To do: Examine the records and identify each line that includes the string "this". Copy those lines.

Data records:
_ _ _ _

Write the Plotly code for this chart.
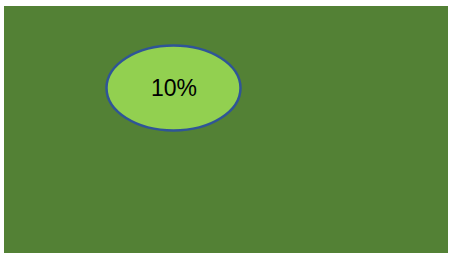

_ _ _ _

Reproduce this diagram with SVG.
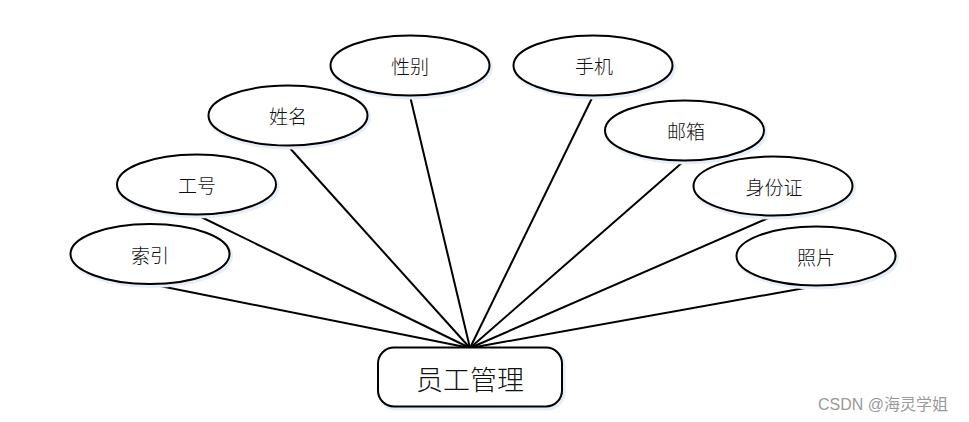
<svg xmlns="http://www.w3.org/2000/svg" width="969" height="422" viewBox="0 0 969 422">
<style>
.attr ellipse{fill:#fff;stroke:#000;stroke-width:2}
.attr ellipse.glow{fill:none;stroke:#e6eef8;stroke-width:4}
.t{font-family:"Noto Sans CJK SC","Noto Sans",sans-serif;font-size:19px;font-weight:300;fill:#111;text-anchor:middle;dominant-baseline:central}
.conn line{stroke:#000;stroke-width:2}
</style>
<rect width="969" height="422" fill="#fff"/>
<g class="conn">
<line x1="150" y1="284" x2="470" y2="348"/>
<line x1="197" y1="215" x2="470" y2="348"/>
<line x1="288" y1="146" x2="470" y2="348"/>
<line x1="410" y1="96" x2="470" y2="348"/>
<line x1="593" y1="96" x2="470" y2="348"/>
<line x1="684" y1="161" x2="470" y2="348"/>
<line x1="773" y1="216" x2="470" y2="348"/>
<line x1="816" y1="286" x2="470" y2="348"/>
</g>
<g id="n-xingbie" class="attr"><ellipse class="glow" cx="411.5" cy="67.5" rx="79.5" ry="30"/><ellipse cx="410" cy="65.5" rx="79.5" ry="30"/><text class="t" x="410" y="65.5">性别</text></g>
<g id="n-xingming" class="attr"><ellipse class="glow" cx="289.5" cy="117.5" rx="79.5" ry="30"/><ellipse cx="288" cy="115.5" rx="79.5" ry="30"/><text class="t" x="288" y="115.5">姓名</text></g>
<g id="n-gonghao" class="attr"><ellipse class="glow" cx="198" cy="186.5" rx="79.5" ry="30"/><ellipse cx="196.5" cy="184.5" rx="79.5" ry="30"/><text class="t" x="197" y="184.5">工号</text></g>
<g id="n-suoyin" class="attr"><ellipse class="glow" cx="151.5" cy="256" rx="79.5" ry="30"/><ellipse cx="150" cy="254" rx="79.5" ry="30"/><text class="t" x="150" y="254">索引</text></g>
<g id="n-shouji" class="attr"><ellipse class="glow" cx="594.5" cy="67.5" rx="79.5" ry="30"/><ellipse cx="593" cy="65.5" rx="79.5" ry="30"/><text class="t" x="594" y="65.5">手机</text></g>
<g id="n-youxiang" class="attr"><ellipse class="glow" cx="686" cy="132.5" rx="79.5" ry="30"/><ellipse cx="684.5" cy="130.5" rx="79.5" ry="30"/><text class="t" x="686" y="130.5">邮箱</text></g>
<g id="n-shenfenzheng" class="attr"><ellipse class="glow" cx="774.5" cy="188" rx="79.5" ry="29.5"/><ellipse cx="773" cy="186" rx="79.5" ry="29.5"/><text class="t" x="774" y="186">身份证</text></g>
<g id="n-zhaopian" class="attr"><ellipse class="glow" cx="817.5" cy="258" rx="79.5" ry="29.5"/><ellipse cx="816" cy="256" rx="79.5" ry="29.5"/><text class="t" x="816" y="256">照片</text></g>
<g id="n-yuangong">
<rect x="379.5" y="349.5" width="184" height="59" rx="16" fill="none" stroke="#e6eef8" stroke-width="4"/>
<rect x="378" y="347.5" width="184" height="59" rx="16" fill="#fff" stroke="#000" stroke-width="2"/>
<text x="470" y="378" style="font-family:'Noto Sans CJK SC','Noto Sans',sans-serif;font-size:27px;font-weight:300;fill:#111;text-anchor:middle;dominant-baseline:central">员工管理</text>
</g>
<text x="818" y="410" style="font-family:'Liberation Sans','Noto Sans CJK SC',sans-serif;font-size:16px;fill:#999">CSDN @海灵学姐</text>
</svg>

_ _ _ _

Written response:
Write the Plotly code for this chart.
Reproduce this diagram with SVG.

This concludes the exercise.